Grant drinks at the Rainbow Club and picks fights with Vivian during the middle section of the novel. How do these behaviors function as responses to the emotional labor of visiting Jefferson?
How does the novel treat food? Trace the significance of Miss Emma's cooking, Jefferson's refusal to eat, and his eventual request for a last meal.
Reverend Ambrose tells Grant that Miss Emma has been 'lying every day of her life' to protect him. How does this revelation complicate the novel's treatment of truth, lies, and what it means to care for someone?
Compare A Lesson Before Dying to Frederick Douglass's Narrative. Both texts argue that literacy is central to human dignity. How do Gaines and Douglass make this argument differently?
The novel ends with Grant weeping in front of his students. Is this an ending of hope, despair, or something more complicated? Does anything actually change?
How does the novel use the electric chair as both a literal and symbolic object? What does it mean that the state's instrument of death becomes the setting for Jefferson's greatest act of dignity?
Grant tells Jefferson: 'You the one got to stand, Jefferson. Not me.' But by the end of the novel, Grant is also standing differently. How does teaching Jefferson change Grant's relationship to his own vocation?
The novel has been banned in several school districts for racial language and 'promoting negativity.' How does banning a book about a man fighting to be treated as human prove the novel's central argument?
How does Gaines handle the white characters in the novel — Pichot, Guidry, Paul Bonin? Are they villains, bystanders, or something more complex?

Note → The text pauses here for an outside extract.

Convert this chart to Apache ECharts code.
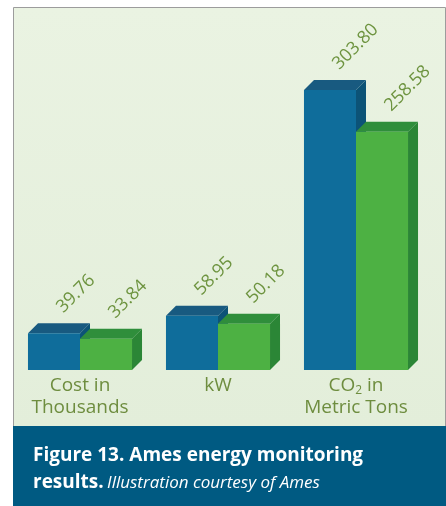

Jefferson writes: 'I cry cause you been so good to me mr wigin an nobody aint never been that good to me.' What does this sentence reveal about the cumulative effect of systemic neglect on an individual's self-conception?
How does A Lesson Before Dying connect to contemporary conversations about mass incarceration, the death penalty, and the dehumanization of defendants in the legal system?
The children in Grant's school collect pecans for Jefferson. What role does the community — not just individuals — play in Jefferson's transformation?
Grant says his former teacher told him to leave or be destroyed. Why does Gaines include this character — a Black educator who has given up? What does Antoine represent?
Analyze the novel's title. What is the 'lesson'? Who learns it? And why must it come 'before dying' — is the proximity to death essential to the lesson's power?
Gaines bought the plantation land where his ancestors were enslaved. How does this biographical fact illuminate the novel's argument about return, obligation, and the relationship between educated Black individuals and their communities of origin?